The clinker is formed from non burnable silica like materials that form a crude glass like substance when they melt during the burn.

I have two Whitfields, an Advantage II and a Prodigy II

I burn ground hazelnut shells and see a fair amount of clinkering.

I have tried adjusting things and pretty much have exhausted this as a fix.

Sooooooooooo twice a day, I switch the fuel feed off for maybe 30 seconds to a minute, just enough to allow the fire to drop to just coals, then I open the door, and scrape out the clinker with a long handled scraper tool (Long handled putty knife) then close the door and switch the feed back on.

You want to be sure to leave enough coals to ignite the fire again.

I do this little manuever twice a day and if I am home all day as on a Sunday, I may do it more.

The cleanest Pine pellets will likely keep the pot about the cleanest of any pellets.

The Whitfield airflow characteristics through the firepot are just not quite high enough velocity to blow out the heavier stuff.

If you crank the airflow up then it causes other issues, as in burning out the fuel supply between auger cycles on the low setting.

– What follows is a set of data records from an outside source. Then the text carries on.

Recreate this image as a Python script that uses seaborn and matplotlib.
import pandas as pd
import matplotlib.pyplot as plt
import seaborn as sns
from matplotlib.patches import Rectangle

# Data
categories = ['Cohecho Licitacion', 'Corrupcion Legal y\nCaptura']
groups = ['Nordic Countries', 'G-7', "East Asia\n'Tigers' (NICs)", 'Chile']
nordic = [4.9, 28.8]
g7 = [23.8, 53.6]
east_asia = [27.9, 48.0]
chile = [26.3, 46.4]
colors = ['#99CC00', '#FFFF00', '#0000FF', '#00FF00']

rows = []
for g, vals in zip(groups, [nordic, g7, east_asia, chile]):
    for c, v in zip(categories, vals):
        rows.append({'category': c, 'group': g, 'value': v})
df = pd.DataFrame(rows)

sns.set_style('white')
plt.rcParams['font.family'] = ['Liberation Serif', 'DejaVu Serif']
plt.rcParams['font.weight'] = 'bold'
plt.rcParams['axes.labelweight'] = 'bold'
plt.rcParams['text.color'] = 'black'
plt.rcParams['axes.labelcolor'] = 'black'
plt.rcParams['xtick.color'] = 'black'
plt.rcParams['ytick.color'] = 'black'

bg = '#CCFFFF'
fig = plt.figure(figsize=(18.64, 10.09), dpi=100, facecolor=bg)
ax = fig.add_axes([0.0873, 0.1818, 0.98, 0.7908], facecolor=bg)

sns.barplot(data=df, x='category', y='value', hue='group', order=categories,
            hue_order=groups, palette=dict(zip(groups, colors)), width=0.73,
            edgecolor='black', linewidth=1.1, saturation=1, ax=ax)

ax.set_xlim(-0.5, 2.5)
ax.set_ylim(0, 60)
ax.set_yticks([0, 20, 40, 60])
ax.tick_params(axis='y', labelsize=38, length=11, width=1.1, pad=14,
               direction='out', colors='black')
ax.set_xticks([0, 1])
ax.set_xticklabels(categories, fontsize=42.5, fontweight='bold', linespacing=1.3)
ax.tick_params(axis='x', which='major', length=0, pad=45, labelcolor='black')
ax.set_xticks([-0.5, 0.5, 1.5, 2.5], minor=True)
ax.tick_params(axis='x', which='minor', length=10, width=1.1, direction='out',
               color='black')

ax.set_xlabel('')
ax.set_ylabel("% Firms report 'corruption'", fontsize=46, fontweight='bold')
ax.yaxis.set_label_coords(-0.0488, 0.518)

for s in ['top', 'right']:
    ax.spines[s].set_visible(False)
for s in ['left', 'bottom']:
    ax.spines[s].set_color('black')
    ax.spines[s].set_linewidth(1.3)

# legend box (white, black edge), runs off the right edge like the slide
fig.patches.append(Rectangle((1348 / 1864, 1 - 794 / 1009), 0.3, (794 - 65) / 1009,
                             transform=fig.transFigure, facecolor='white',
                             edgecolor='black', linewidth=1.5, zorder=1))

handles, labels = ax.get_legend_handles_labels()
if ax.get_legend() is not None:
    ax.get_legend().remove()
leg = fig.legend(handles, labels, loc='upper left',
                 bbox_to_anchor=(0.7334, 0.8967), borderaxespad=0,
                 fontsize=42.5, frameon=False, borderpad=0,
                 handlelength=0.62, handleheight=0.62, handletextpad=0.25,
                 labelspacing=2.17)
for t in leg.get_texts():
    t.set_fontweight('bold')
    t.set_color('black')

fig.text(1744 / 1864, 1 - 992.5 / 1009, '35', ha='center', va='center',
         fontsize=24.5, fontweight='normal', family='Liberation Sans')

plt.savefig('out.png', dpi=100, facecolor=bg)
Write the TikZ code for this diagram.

Good luck and keep us posted

Snowy
 
I really want to thank everyone for all the advice. I followed about all the suggestions. Today is a nicer day here in Virginia so I took this opportunity to give my Profile 30 the leaf blower treatment. I left the blower running while I cleaned the insides, ash traps and heat exchanger. I cannot believe the difference, I've actually had to cut back on the air trim it was blowing pellets out of the burn pot. This was a nice problem to have after not having enough air. MANY THANKS TO ALL!!!!!